Pointed category: why is it defined that way?

Before I start talking about what I want, I should point out that pointed category is pretty much the lowest generalization of abelian category, which is an important concept when thinking about algebra from a categorical perspective.

What is a pointed category? What should the term ‘pointed category’ refer to? Let’s start with a simpler case. What is a pointed set? A set with a distinguished point. What is a pointed space? A topological space with a distinguished point. What’s a pointed group? Never heard of it, but we could guess that it’s a group with a distinguished element. A group sorta already has a distinguished element, its identity element. Maps between pointed sets and pointed spaces must preserve the point. This is true for the identity elements in groups. It seems like groups are already pointed.

How should we express this concept of ‘pointed’ in categorical terms, in order to categorify it and figure out what a pointed category should be? In pointed sets and pointed spaces, they have a distinguished element. Elements of an object are expressed in categorical terms as a morphism from the terminal object. This comes from the situation in the category Set, where the terminal object is a singleton, and a function from a singleton carries no more information than the element of its codomain which it points to. The same is true in the category Top. In the category Grp, the terminal object is a singleton also (usually this is called the trivial group, or the zero group). However for a group G, there is only one map from the singleton into G because group homomorphisms must preserve identity elements. This also makes the singleton the initial object in Grp.

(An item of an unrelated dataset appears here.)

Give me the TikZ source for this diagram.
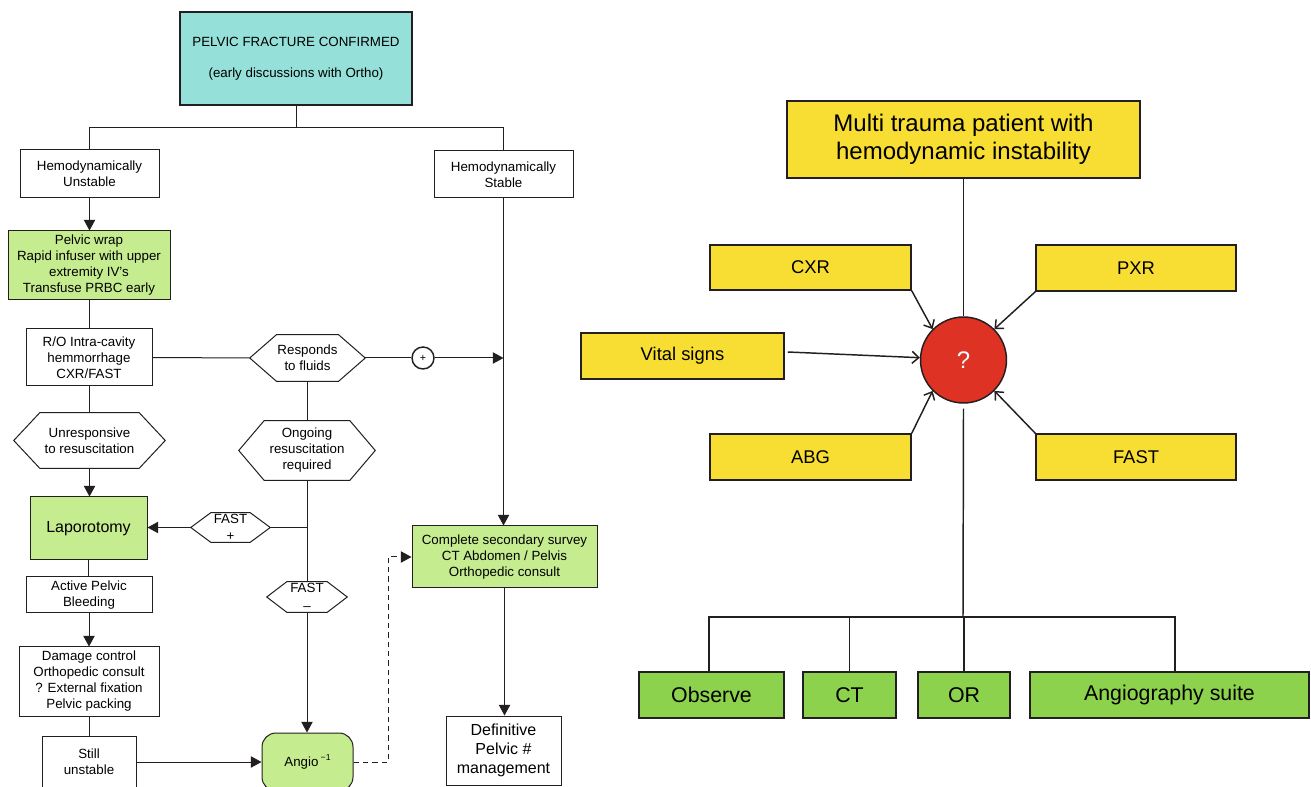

This leads to the following standard definition: Let \mathcal C be a category with a terminal object, denoted \ast. A pointed object in \mathcal C is an object A with an element a \colon \ast \to A. A map of pointed objects (A,a) \to (A',a') is a morphism f \colon A \to A' such that the triangle commutes fa = a'.

Great, now it should be pretty clear what a pointed category should be, right? A category with a distinguished object? Close, but no. A pointed category is actually a category which has a zero object, meaning an object which is both initial and terminal. We’ve seen an example of one of these already: Grp. Why this though? Why doesn’t this one fit the trend? Something I’ve learned about categorification is that usually your first guess is missing something, some important point of nuance that you couldn’t see in the decategorified context. A classic example of this is the fact that strict n-categories really don’t seem to be the right way to define n-categories.

A set is just a bag of dots. So when you want to make it pointed, you just pick one, and you’re done. A category however is a bag of dots with arrows between them. The arrows are the most important part of category theory. Simply distinguishing an object doesn’t really seem aligned with the philosophy of category theory. The right thing to do is to distinguish an object and and make its distinction known to every other object in the category, ie by having a unique arrow to and from every other object. Something nice that happens with this definition is that every hom-set in a pointed category is a pointed set. Another nice thing is that in any category with a terminal object, the corresponding category of pointed objects with maps of pointed objects is a pointed category.

So when we jump up a level to categories, rather than just sticking a pin into your favorite object, you have to make it the centerpiece of your category in some sense. Let’s see what this concept would mean in the other cases of pointed things we know about. A group is a pointed thing naturally, not the pointed version of something, but its distinguished point is the centerpiece of the structure, in that multiplying any other element of the group by the identity does nothing. For a set, there is no relationship between the elements, so sticking a pin in some element is everything you can do. Pointed spaces seems like they should pose a more interesting case though. A topological space does provide a notion of connection between its elements. But what should we say? That the distinguished point is in an open set with every other point? This is automatically true once you distinguish a point: the whole space must be an open set.

Maybe the reason many people don’t expect the definition of pointed category is that pointed sets and pointed spaces can’t see centerpiece-ness, and groups embody it so naturally, that you don’t notice it. This is exactly what I would expect out of categorification though, to see something that is important that you can’t see in the decategorified context. Perhaps it should be called something like ‘centered’ rather than ‘pointed’.

Published by Joe Moeller

Mathematician

One thought on “Pointed category: why is it defined that way?

  1. Nice! I still don’t like this use of the term “pointed category”, but I see why you do.
    A nice example of one of your pointed categories is the category of pointed sets. This is connected to the “microcosm principle”: objects like to live in categories that resemble themselves. Here pointed sets are living in a pointed category.
    It’s interesting to think about how this happened. In Set, the singleton is terminal. In the category of pointed sets we demand each set be equipped with a morphism from this terminal object. This makes the terminal pointed set be initial too!
    So in general, I guess, we can define pointed objects in any category with a terminal object, and then the category of those pointed objects becomes a pointed category.
    Iterating does not give anything new. A pointed object in the category of pointed objects in some category C with a terminal object is just a pointed object in C.
    This is like a watered-down, boring version of the Eckmann-Hilton theorem, which says a monoid object in the category of monoid objects in some category C with finite products is a commutative monoid object in C.
    I could ramble on about the relation between pointed objects, monoid objects and semigroup objects in a category with finite products (or a monoidal category), but I’ll quit with a puzzle. Given a category C with finite products, is a semigroup object in the category of pointed object in C the same as a monoid object in C?